### Required task:
Repeat, exactly, the run of lines that opens with the line containing "Recreate this image" and closes with the line containing "885, 440, 0, 0]", and leave all other lines out.

Records with drawing code:

|---|

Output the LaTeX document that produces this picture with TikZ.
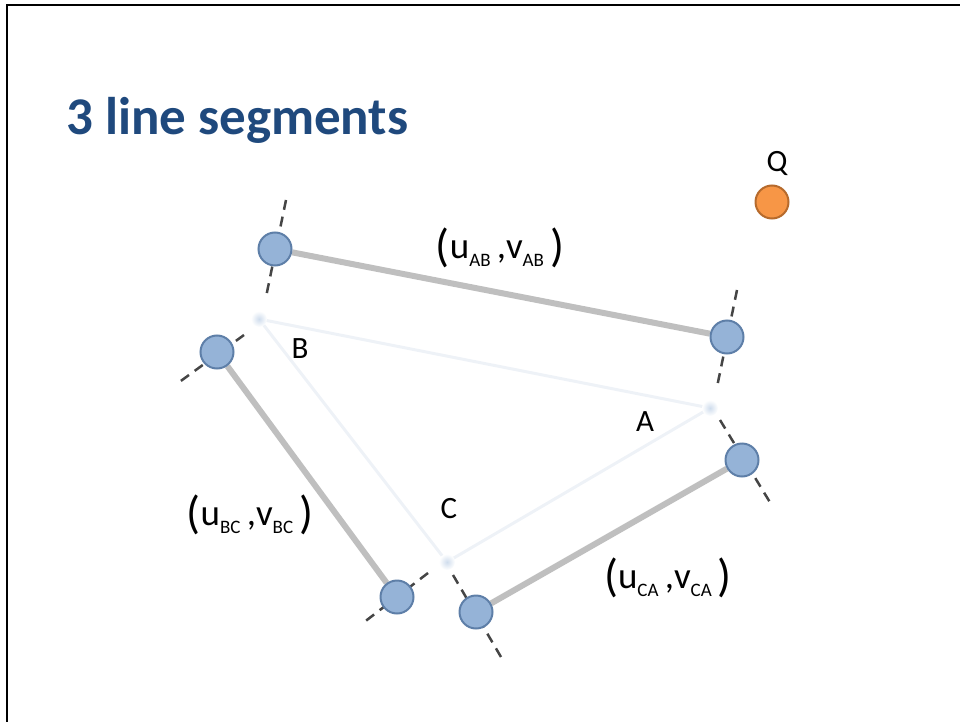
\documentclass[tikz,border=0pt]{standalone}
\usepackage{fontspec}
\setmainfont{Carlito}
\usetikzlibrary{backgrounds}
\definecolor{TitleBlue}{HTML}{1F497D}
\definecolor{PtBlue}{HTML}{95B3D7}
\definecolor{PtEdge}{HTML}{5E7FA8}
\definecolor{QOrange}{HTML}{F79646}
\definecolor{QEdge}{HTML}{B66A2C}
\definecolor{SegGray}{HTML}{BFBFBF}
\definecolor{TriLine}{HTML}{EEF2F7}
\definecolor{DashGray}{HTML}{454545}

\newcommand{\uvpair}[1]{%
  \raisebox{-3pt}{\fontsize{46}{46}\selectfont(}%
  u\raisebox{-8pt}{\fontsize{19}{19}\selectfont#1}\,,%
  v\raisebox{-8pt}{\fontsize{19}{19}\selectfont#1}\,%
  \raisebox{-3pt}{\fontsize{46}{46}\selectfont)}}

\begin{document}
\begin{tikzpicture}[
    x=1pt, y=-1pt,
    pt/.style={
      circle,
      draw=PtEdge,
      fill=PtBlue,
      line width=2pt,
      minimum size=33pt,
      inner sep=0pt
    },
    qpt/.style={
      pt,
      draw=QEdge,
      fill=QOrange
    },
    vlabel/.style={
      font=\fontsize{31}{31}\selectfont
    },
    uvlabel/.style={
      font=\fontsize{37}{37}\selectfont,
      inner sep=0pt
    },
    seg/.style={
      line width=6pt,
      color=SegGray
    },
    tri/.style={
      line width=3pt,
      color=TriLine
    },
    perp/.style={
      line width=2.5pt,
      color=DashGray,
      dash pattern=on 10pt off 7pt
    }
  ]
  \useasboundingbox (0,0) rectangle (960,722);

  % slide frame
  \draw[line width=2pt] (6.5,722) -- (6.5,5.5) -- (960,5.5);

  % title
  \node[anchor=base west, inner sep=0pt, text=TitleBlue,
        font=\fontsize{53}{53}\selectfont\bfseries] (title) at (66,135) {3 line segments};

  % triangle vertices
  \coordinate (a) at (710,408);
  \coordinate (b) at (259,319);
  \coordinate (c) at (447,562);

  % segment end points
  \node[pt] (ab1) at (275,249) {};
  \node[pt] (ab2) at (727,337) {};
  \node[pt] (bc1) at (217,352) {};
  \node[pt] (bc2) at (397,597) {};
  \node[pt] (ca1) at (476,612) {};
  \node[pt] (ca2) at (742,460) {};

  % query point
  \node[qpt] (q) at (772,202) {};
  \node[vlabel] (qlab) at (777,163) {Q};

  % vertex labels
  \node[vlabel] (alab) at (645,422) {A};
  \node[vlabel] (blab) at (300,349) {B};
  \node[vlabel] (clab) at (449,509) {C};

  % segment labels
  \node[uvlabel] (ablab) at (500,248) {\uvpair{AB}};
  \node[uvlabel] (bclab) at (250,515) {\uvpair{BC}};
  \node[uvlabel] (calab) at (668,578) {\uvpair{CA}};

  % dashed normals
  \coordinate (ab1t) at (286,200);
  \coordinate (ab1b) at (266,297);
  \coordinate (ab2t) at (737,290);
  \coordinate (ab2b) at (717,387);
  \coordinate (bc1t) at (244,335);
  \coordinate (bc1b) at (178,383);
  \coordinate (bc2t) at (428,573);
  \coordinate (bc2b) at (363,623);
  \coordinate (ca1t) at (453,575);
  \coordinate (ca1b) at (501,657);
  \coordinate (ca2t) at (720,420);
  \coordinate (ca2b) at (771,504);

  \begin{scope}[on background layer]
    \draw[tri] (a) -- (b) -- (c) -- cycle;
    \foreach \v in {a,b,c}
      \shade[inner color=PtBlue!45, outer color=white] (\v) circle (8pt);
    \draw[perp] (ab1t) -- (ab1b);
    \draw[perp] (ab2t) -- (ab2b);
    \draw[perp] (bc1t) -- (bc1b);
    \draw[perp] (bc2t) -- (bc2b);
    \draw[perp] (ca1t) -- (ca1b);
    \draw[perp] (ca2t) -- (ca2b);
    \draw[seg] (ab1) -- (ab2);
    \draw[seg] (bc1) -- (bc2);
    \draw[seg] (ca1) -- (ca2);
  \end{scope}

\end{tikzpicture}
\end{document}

|---|

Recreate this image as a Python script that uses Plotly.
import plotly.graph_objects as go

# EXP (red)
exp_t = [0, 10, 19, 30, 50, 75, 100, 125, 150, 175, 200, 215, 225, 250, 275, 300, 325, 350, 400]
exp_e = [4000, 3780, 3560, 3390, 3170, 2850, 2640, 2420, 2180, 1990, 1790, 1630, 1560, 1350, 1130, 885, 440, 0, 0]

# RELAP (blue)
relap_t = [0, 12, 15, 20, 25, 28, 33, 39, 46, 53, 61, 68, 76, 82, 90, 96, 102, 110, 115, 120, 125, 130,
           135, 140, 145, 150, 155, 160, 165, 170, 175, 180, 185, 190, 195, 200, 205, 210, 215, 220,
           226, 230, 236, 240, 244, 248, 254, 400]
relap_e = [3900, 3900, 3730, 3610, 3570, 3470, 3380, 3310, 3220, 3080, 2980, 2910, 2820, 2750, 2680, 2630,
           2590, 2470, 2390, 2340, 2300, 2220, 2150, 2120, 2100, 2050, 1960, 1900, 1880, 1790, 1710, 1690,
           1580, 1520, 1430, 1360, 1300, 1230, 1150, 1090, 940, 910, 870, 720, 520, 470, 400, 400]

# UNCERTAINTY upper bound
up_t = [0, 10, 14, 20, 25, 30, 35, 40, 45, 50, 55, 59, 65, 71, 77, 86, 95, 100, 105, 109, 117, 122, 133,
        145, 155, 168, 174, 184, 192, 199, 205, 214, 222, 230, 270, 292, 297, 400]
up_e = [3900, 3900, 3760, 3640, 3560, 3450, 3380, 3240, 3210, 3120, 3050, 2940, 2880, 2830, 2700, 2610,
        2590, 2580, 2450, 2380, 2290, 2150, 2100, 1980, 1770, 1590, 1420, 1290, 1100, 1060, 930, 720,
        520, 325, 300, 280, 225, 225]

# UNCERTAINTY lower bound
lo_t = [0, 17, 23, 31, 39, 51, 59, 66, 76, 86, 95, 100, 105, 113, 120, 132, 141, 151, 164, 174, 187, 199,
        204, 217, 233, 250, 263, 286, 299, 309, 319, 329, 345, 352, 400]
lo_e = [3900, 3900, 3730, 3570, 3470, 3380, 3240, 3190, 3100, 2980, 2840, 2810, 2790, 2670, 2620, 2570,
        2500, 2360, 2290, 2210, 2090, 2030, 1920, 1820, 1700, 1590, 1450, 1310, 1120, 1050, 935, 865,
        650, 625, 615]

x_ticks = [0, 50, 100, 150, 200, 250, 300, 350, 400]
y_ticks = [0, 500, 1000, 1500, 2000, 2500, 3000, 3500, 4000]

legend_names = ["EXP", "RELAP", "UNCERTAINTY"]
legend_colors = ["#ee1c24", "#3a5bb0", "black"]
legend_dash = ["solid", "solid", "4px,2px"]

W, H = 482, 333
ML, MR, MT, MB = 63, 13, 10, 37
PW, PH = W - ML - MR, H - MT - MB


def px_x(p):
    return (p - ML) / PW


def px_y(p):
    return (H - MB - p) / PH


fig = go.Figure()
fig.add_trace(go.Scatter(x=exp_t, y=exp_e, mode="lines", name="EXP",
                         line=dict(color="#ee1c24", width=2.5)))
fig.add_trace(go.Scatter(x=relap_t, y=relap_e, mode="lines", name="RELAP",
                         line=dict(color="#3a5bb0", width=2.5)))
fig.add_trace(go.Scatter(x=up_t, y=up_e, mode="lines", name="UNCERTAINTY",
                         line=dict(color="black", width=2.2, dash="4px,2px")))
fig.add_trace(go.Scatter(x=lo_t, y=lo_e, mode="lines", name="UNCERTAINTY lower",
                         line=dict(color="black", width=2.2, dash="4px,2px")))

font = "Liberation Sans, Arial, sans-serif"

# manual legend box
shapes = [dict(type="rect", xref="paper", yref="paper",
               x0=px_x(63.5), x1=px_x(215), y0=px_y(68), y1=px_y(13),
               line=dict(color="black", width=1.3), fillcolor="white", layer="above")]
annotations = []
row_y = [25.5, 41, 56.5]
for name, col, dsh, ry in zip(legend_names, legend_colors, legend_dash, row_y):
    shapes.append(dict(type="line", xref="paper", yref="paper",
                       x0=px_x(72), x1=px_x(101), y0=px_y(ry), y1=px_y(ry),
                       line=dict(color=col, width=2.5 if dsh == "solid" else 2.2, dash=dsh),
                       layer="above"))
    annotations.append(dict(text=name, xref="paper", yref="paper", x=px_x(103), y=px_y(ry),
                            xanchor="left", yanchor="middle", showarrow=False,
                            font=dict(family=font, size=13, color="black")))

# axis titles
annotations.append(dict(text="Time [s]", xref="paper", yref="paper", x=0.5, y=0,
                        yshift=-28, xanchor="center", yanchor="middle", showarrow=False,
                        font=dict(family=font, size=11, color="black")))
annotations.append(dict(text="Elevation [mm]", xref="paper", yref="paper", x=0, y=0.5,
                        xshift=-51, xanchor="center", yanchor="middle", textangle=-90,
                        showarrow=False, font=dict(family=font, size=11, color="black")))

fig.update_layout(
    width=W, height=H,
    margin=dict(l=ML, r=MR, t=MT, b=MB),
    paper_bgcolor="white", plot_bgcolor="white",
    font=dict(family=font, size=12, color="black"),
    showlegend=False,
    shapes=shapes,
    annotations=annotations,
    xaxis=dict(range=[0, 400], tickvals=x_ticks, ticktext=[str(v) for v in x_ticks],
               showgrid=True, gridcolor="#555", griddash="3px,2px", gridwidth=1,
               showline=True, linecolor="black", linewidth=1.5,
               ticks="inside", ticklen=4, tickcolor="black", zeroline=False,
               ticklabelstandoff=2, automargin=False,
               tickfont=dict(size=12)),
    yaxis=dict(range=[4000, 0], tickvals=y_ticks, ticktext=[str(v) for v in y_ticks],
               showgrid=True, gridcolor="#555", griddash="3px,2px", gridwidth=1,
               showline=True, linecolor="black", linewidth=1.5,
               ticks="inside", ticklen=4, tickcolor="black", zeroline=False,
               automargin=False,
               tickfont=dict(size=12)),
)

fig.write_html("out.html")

|---|

### Result for this exercise:
Recreate this image as a Python script that uses Plotly.
import plotly.graph_objects as go

# EXP (red)
exp_t = [0, 10, 19, 30, 50, 75, 100, 125, 150, 175, 200, 215, 225, 250, 275, 300, 325, 350, 400]
exp_e = [4000, 3780, 3560, 3390, 3170, 2850, 2640, 2420, 2180, 1990, 1790, 1630, 1560, 1350, 1130, 885, 440, 0, 0]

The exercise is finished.